Write out the listing below exactly, and omit any images you find in it.

Supplied data:
▬▬▬▬▬▬▬▬▬▬

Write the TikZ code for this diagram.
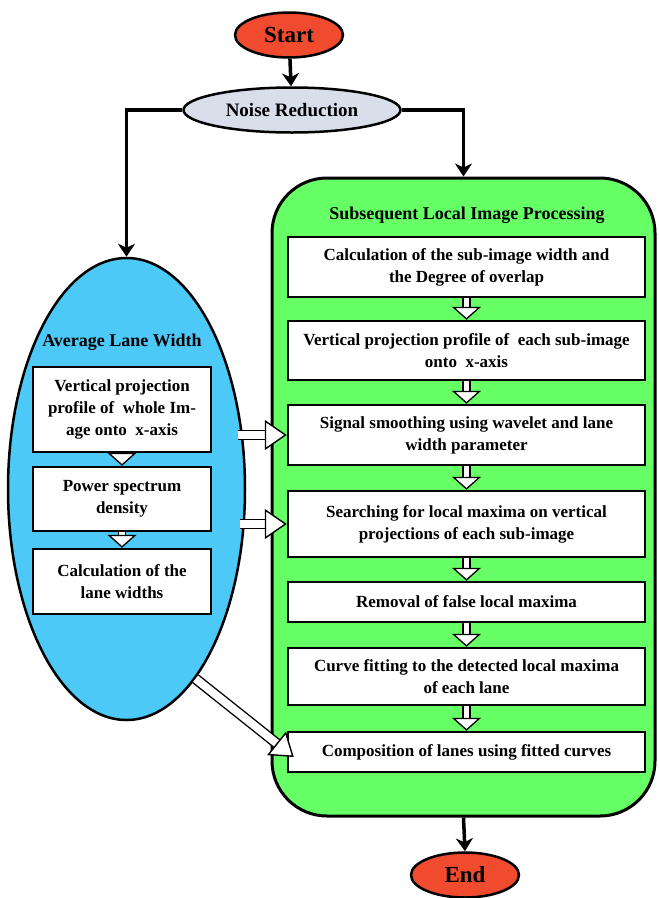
\documentclass[tikz,border=0pt]{standalone}
\usepackage{fontspec}
\setmainfont{Liberation Serif}
\usetikzlibrary{shapes.geometric,arrows.meta}
\definecolor{termred}{HTML}{F04B2E}
\definecolor{noisegray}{HTML}{D8DEEA}
\definecolor{laneblue}{HTML}{4CC9F7}
\definecolor{procgreen}{HTML}{66FF66}
\tikzset{
  term/.style={ellipse, draw, line width=2.5pt, fill=termred, inner sep=0pt,
    minimum width=108pt, minimum height=45pt, font=\fontsize{23}{26}\selectfont\bfseries},
  noisenode/.style={ellipse, draw, line width=2.5pt, fill=noisegray, inner sep=0pt,
    minimum width=217pt, minimum height=45pt, font=\fontsize{19}{22}\selectfont\bfseries},
  stepbox/.style={rectangle, draw, line width=2.5pt, fill=white, inner sep=0pt,
    align=center, font=\fontsize{17}{22}\selectfont\bfseries},
  leftbox/.style={stepbox, minimum width=178pt},
  rightbox/.style={stepbox, minimum width=357pt},
  thickarrow/.style={line width=3.5pt, -{Stealth[length=13pt,width=17pt,inset=4pt]}},
  hollow/.style={line width=1.3pt, double=white, double distance=5.5pt,
    -{Triangle[length=13pt,width=29pt,fill=white,line width=1.3pt]}},
  widehollow/.style={line width=1.4pt, double=white, double distance=8pt,
    -{Triangle[length=22pt,width=30pt,fill=white,line width=1.4pt]}},
  grouptitle/.style={font=\fontsize{18}{22}\selectfont\bfseries}
}
\begin{document}
\begin{tikzpicture}[x=1pt,y=-1pt]
\useasboundingbox (0,0) rectangle (659,898);

% terminals and noise step
\node[term] (start) at (289,35) {Start};
\node[noisenode] (noise) at (292,110) {Noise Reduction};
\node[term] (end) at (465,875) {End};

% the two groups
\node[rectangle, rounded corners=55pt, draw, line width=3pt, fill=procgreen,
  minimum width=383pt, minimum height=638pt] (lip) at (463.5,497) {};
\node[ellipse, draw, line width=2.5pt, fill=laneblue,
  minimum width=237pt, minimum height=462pt] (alw) at (126.5,489) {};
\node[grouptitle] (liptitle) at (467,215) {Subsequent Local Image Processing};
\node[grouptitle] (alwtitle) at (122,342) {Average Lane Width};

% average lane width steps
\node[leftbox, minimum height=85pt] (vpw) at (122,409.5) {Vertical projection\\profile of\ \ whole Im-\\age onto\ \ x-axis};
\node[leftbox, minimum height=64pt] (psd) at (122,499) {Power spectrum\\density};
\node[leftbox, minimum height=65pt] (clw) at (122,581.5) {Calculation of the\\lane widths};

% local processing steps
\node[rightbox, minimum height=60pt] (csw) at (466.5,267) {Calculation of the sub-image width and\\the Degree of overlap};
\node[rightbox, minimum height=59pt] (vps) at (466.5,350.5) {Vertical projection profile of\ \ each sub-image\\onto\ \ x-axis};
\node[rightbox, minimum height=60pt] (sms) at (466.5,435) {Signal smoothing using wavelet and lane\\width parameter};
\node[rightbox, minimum height=66pt] (slm) at (466.5,524) {Searching for local maxima on vertical\\projections of each sub-image};
\node[rightbox, minimum height=40pt] (rfl) at (466.5,602) {Removal of false local maxima};
\node[rightbox, minimum height=57pt] (cft) at (466.5,676.5) {Curve fitting to the detected local maxima\\of each lane};
\node[rightbox, minimum height=40pt] (cmp) at (466.5,752) {Composition of lanes using fitted curves};

% main flow
\draw[thickarrow] (start) -- (noise);
\draw[thickarrow] (noise.west) -| (alw.north);
\draw[thickarrow] (noise.east) -| (lip.north);
\draw[thickarrow] (lip.south) -- (end.north);

% hollow arrows
\draw[hollow] (vpw) -- (psd);
\draw[hollow] (psd) -- (clw);
\draw[hollow] (csw) -- (vps);
\draw[hollow] (vps) -- (sms);
\draw[hollow] (sms) -- (slm);
\draw[hollow] (slm) -- (rfl);
\draw[hollow] (rfl) -- (cft);
\draw[hollow] (cft) -- (cmp);
\draw[widehollow] ([xshift=-8pt]alw.east |- sms.west) -- (sms.west);
\draw[widehollow] ([xshift=-6pt]alw.east |- slm.west) -- (slm.west);
\draw[widehollow] (alw.-70) -- ([xshift=7pt,yshift=-5pt]cmp.west);
\end{tikzpicture}
\end{document}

▬▬▬▬▬▬▬▬▬▬

Output:
Write the TikZ code for this diagram.
\documentclass[tikz,border=0pt]{standalone}
\usepackage{fontspec}
\setmainfont{Liberation Serif}
\usetikzlibrary{shapes.geometric,arrows.meta}
\definecolor{termred}{HTML}{F04B2E}
\definecolor{noisegray}{HTML}{D8DEEA}
\definecolor{laneblue}{HTML}{4CC9F7}
\definecolor{procgreen}{HTML}{66FF66}
\tikzset{
  term/.style={ellipse, draw, line width=2.5pt, fill=termred, inner sep=0pt,
    minimum width=108pt, minimum height=45pt, font=\fontsize{23}{26}\selectfont\bfseries},
  noisenode/.style={ellipse, draw, line width=2.5pt, fill=noisegray, inner sep=0pt,
    minimum width=217pt, minimum height=45pt, font=\fontsize{19}{22}\selectfont\bfseries},
  stepbox/.style={rectangle, draw, line width=2.5pt, fill=white, inner sep=0pt,
    align=center, font=\fontsize{17}{22}\selectfont\bfseries},
  leftbox/.style={stepbox, minimum width=178pt},
  rightbox/.style={stepbox, minimum width=357pt},
  thickarrow/.style={line width=3.5pt, -{Stealth[length=13pt,width=17pt,inset=4pt]}},
  hollow/.style={line width=1.3pt, double=white, double distance=5.5pt,
    -{Triangle[length=13pt,width=29pt,fill=white,line width=1.3pt]}},
  widehollow/.style={line width=1.4pt, double=white, double distance=8pt,
    -{Triangle[length=22pt,width=30pt,fill=white,line width=1.4pt]}},
  grouptitle/.style={font=\fontsize{18}{22}\selectfont\bfseries}
}
\begin{document}
\begin{tikzpicture}[x=1pt,y=-1pt]
\useasboundingbox (0,0) rectangle (659,898);

% terminals and noise step
\node[term] (start) at (289,35) {Start};
\node[noisenode] (noise) at (292,110) {Noise Reduction};
\node[term] (end) at (465,875) {End};

% the two groups
\node[rectangle, rounded corners=55pt, draw, line width=3pt, fill=procgreen,
  minimum width=383pt, minimum height=638pt] (lip) at (463.5,497) {};
\node[ellipse, draw, line width=2.5pt, fill=laneblue,
  minimum width=237pt, minimum height=462pt] (alw) at (126.5,489) {};
\node[grouptitle] (liptitle) at (467,215) {Subsequent Local Image Processing};
\node[grouptitle] (alwtitle) at (122,342) {Average Lane Width};

% average lane width steps
\node[leftbox, minimum height=85pt] (vpw) at (122,409.5) {Vertical projection\\profile of\ \ whole Im-\\age onto\ \ x-axis};
\node[leftbox, minimum height=64pt] (psd) at (122,499) {Power spectrum\\density};
\node[leftbox, minimum height=65pt] (clw) at (122,581.5) {Calculation of the\\lane widths};

% local processing steps
\node[rightbox, minimum height=60pt] (csw) at (466.5,267) {Calculation of the sub-image width and\\the Degree of overlap};
\node[rightbox, minimum height=59pt] (vps) at (466.5,350.5) {Vertical projection profile of\ \ each sub-image\\onto\ \ x-axis};
\node[rightbox, minimum height=60pt] (sms) at (466.5,435) {Signal smoothing using wavelet and lane\\width parameter};
\node[rightbox, minimum height=66pt] (slm) at (466.5,524) {Searching for local maxima on vertical\\projections of each sub-image};
\node[rightbox, minimum height=40pt] (rfl) at (466.5,602) {Removal of false local maxima};
\node[rightbox, minimum height=57pt] (cft) at (466.5,676.5) {Curve fitting to the detected local maxima\\of each lane};
\node[rightbox, minimum height=40pt] (cmp) at (466.5,752) {Composition of lanes using fitted curves};

% main flow
\draw[thickarrow] (start) -- (noise);
\draw[thickarrow] (noise.west) -| (alw.north);
\draw[thickarrow] (noise.east) -| (lip.north);
\draw[thickarrow] (lip.south) -- (end.north);

% hollow arrows
\draw[hollow] (vpw) -- (psd);
\draw[hollow] (psd) -- (clw);
\draw[hollow] (csw) -- (vps);
\draw[hollow] (vps) -- (sms);
\draw[hollow] (sms) -- (slm);
\draw[hollow] (slm) -- (rfl);
\draw[hollow] (rfl) -- (cft);
\draw[hollow] (cft) -- (cmp);
\draw[widehollow] ([xshift=-8pt]alw.east |- sms.west) -- (sms.west);
\draw[widehollow] ([xshift=-6pt]alw.east |- slm.west) -- (slm.west);
\draw[widehollow] (alw.-70) -- ([xshift=7pt,yshift=-5pt]cmp.west);
\end{tikzpicture}
\end{document}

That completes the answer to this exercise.